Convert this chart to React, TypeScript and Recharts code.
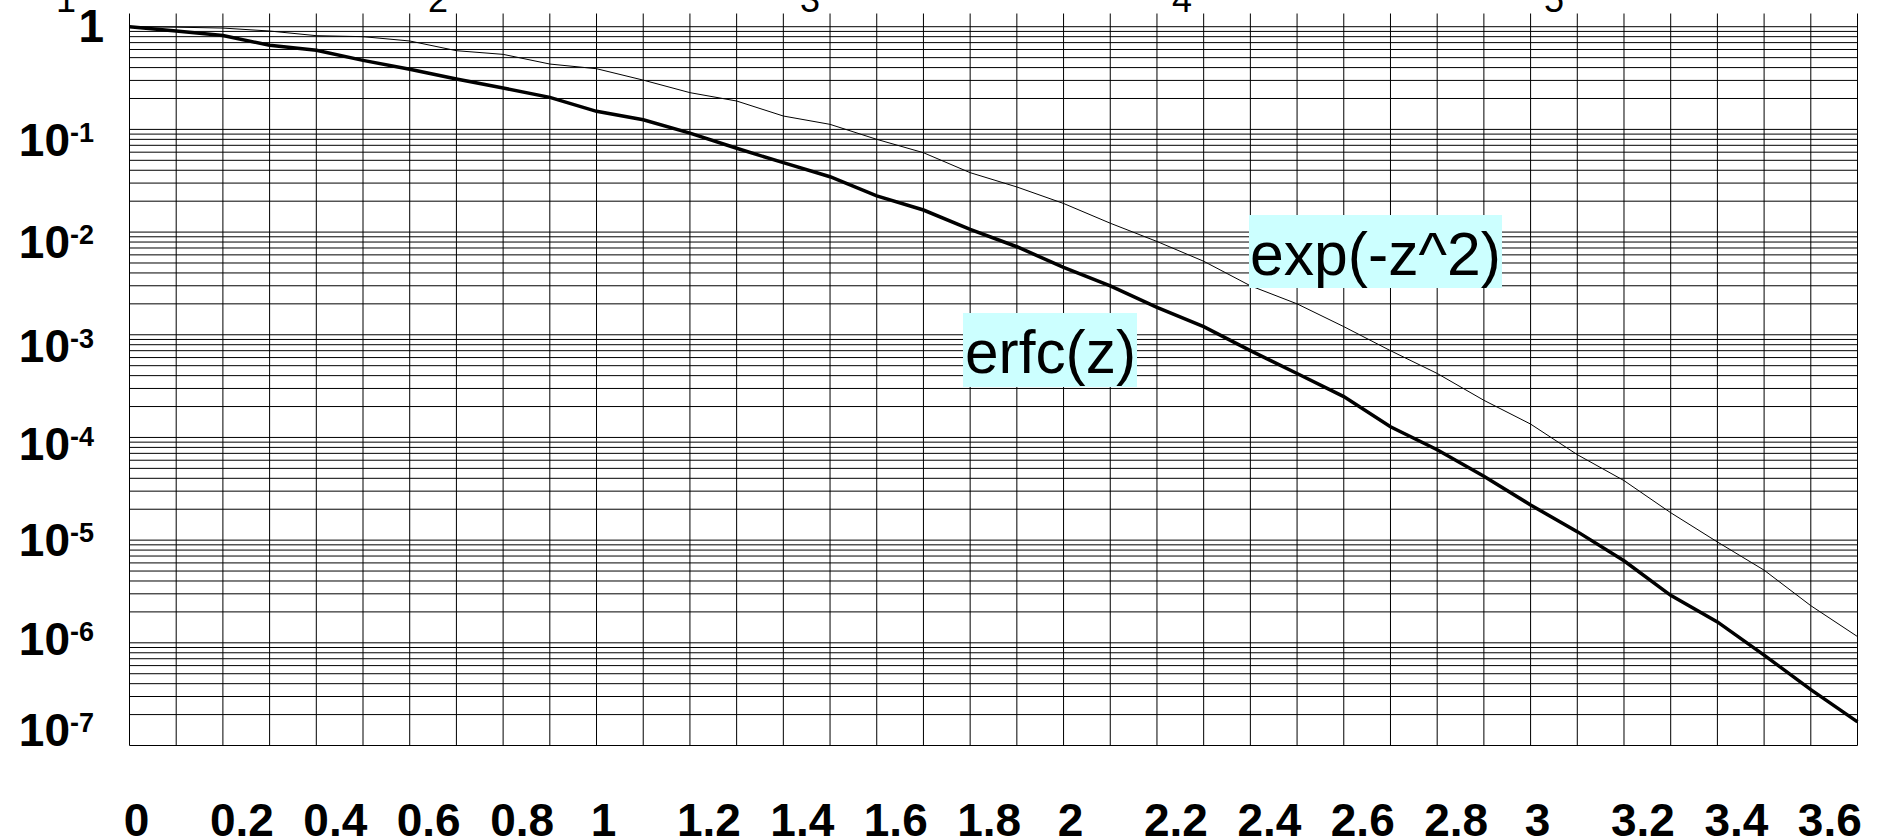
import React from 'react';
import { LineChart, Line, XAxis, YAxis, ReferenceLine } from 'recharts';

// ---- data ----
const zValues = [
  0, 0.1, 0.2, 0.3, 0.4, 0.5, 0.6, 0.7, 0.8, 0.9,
  1.0, 1.1, 1.2, 1.3, 1.4, 1.5, 1.6, 1.7, 1.8, 1.9,
  2.0, 2.1, 2.2, 2.3, 2.4, 2.5, 2.6, 2.7, 2.8, 2.9,
  3.0, 3.1, 3.2, 3.3, 3.4, 3.5, 3.6, 3.7,
];

const erfcValues = [
  1.0, 0.91, 0.82, 0.66, 0.59, 0.47, 0.385, 0.31, 0.253, 0.205,
  0.15, 0.124, 0.092, 0.0655, 0.0474, 0.0346, 0.0225, 0.0164, 0.0106, 0.0072,
  0.00454, 0.00299, 0.00185, 0.0012, 0.0007, 0.00042, 0.00025, 0.000127, 0.000076, 0.000042,
  0.000022, 0.0000121, 0.0000063, 0.0000029, 0.0000016, 0.00000076, 0.00000035, 0.00000017,
];

const expValues = [
  1.0, 0.99, 0.97, 0.908, 0.818, 0.8, 0.726, 0.584, 0.538, 0.433,
  0.39, 0.302, 0.228, 0.189, 0.135, 0.112, 0.08, 0.0593, 0.0379, 0.0275,
  0.019, 0.0122, 0.0081, 0.0052, 0.003, 0.002, 0.0012, 0.0007, 0.00042, 0.00023,
  0.000135, 0.000068, 0.000038, 0.0000185, 0.0000096, 0.0000051, 0.0000023, 0.00000115,
];

const xTickValues = [0, 0.2, 0.4, 0.6, 0.8, 1, 1.2, 1.4, 1.6, 1.8, 2, 2.2, 2.4, 2.6, 2.8, 3, 3.2, 3.4, 3.6];
const yTickValues = [1, 1e-1, 1e-2, 1e-3, 1e-4, 1e-5, 1e-6, 1e-7];

const xGridValues = zValues;
const gridMantissas = [1, 2, 3, 4, 5, 6, 7, 8, 9];
const gridExponents = [-7, -6, -5, -4, -3, -2, -1];

const seriesLabels = ['erfc(z)', 'exp(-z^2)'];
const topRowLabels = ['1', '2', '3', '4', '5', '6'];

// ---- styles ----
const W = 1879;
const H = 838;
const FONT = '"Liberation Sans", Arial, Helvetica, sans-serif';
const Y_LABEL_DY = [15, 26.5, 26, 27, 22.5, 16, 12, 0];

const data = zValues.map((z, i) => ({ z, erfc: erfcValues[i], exp: expValues[i] }));
const yGridValues = [1, ...gridExponents.flatMap((e) => gridMantissas.map((m) => Number((m * Math.pow(10, e)).toPrecision(3))))];

const XTick = (props: any) => {
  const { x, payload } = props;
  const v = payload.value as number;
  const dx = Number.isInteger(v) ? 7 : 19;
  return (
    <text x={x + dx} y={836} textAnchor="middle" fontFamily={FONT} fontWeight="bold" fontSize={46} fill="#000">
      {String(v)}
    </text>
  );
};

const YTick = (props: any) => {
  const { y, payload } = props;
  const v = payload.value as number;
  const e = Math.round(Math.log10(v));
  const dy = Y_LABEL_DY[-e] ?? 0;
  if (e === 0) {
    return (
      <text x={104} y={y + dy} textAnchor="end" fontFamily={FONT} fontWeight="bold" fontSize={46} fill="#000">
        1
      </text>
    );
  }
  return (
    <text x={94} y={y + dy} textAnchor="end" fontFamily={FONT} fontWeight="bold" fontSize={46} fill="#000">
      10
      <tspan fontSize={27} dy={-14}>{String(e)}</tspan>
    </text>
  );
};

export default function App() {
  return (
    <div style={{ position: 'absolute', left: 0, top: 0, width: W, height: H, background: '#fff', overflow: 'hidden' }}>
      <LineChart
        width={W}
        height={H}
        data={data}
        margin={{ top: 13.5, right: 21.5, bottom: 0, left: 0 }}
      >
        <XAxis
          dataKey="z"
          type="number"
          domain={[0, 3.7]}
          ticks={xTickValues}
          interval={0}
          axisLine={false}
          tickLine={false}
          height={92.5}
          tick={<XTick />}
        />
        <YAxis
          type="number"
          scale="log"
          domain={[1e-7, 1.345]}
          allowDataOverflow
          ticks={yTickValues}
          interval={0}
          axisLine={false}
          tickLine={false}
          width={129.5}
          tick={<YTick />}
        />
        {yGridValues.map((v) => (
          <ReferenceLine key={'h' + v} y={v} stroke="#000" strokeWidth={1} ifOverflow="visible" />
        ))}
        {xGridValues.map((v) => (
          <ReferenceLine key={'v' + v} x={v} stroke="#000" strokeWidth={1} ifOverflow="visible" />
        ))}
        <Line type="linear" dataKey="exp" stroke="#000" strokeWidth={1} dot={false} isAnimationActive={false} />
        <Line type="linear" dataKey="erfc" stroke="#000" strokeWidth={3.5} dot={false} isAnimationActive={false} />
      </LineChart>
      <svg width={W} height={H} style={{ position: 'absolute', left: 0, top: 0, pointerEvents: 'none' }}>
        <rect x={963} y={313} width={174} height={74} fill="#ccffff" />
        <text x={965} y={373} fontFamily={FONT} fontSize={62} fill="#000" textLength={171} lengthAdjust="spacingAndGlyphs">
          {seriesLabels[0]}
        </text>
        <rect x={1249} y={215} width={253} height={73} fill="#ccffff" />
        <text x={1250} y={275} fontFamily={FONT} fontSize={62} fill="#000" textLength={251} lengthAdjust="spacingAndGlyphs">
          {seriesLabels[1]}
        </text>
        {topRowLabels.map((t, i) => (
          <text key={t} x={66 + i * 372} y={12} textAnchor="middle" fontFamily={FONT} fontSize={36} fill="#000">
            {t}
          </text>
        ))}
      </svg>
    </div>
  );
}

GIVEN EXERCISE:
From the first line above through the line containing "const gridExponents = [-7, -6, -5, -4, -3, -2, -1];", copy everything exactly, without the pictures.

PROBLEM SOLUTION:
Convert this chart to React, TypeScript and Recharts code.
import React from 'react';
import { LineChart, Line, XAxis, YAxis, ReferenceLine } from 'recharts';

// ---- data ----
const zValues = [
  0, 0.1, 0.2, 0.3, 0.4, 0.5, 0.6, 0.7, 0.8, 0.9,
  1.0, 1.1, 1.2, 1.3, 1.4, 1.5, 1.6, 1.7, 1.8, 1.9,
  2.0, 2.1, 2.2, 2.3, 2.4, 2.5, 2.6, 2.7, 2.8, 2.9,
  3.0, 3.1, 3.2, 3.3, 3.4, 3.5, 3.6, 3.7,
];

const erfcValues = [
  1.0, 0.91, 0.82, 0.66, 0.59, 0.47, 0.385, 0.31, 0.253, 0.205,
  0.15, 0.124, 0.092, 0.0655, 0.0474, 0.0346, 0.0225, 0.0164, 0.0106, 0.0072,
  0.00454, 0.00299, 0.00185, 0.0012, 0.0007, 0.00042, 0.00025, 0.000127, 0.000076, 0.000042,
  0.000022, 0.0000121, 0.0000063, 0.0000029, 0.0000016, 0.00000076, 0.00000035, 0.00000017,
];

const expValues = [
  1.0, 0.99, 0.97, 0.908, 0.818, 0.8, 0.726, 0.584, 0.538, 0.433,
  0.39, 0.302, 0.228, 0.189, 0.135, 0.112, 0.08, 0.0593, 0.0379, 0.0275,
  0.019, 0.0122, 0.0081, 0.0052, 0.003, 0.002, 0.0012, 0.0007, 0.00042, 0.00023,
  0.000135, 0.000068, 0.000038, 0.0000185, 0.0000096, 0.0000051, 0.0000023, 0.00000115,
];

const xTickValues = [0, 0.2, 0.4, 0.6, 0.8, 1, 1.2, 1.4, 1.6, 1.8, 2, 2.2, 2.4, 2.6, 2.8, 3, 3.2, 3.4, 3.6];
const yTickValues = [1, 1e-1, 1e-2, 1e-3, 1e-4, 1e-5, 1e-6, 1e-7];

const xGridValues = zValues;
const gridMantissas = [1, 2, 3, 4, 5, 6, 7, 8, 9];
const gridExponents = [-7, -6, -5, -4, -3, -2, -1];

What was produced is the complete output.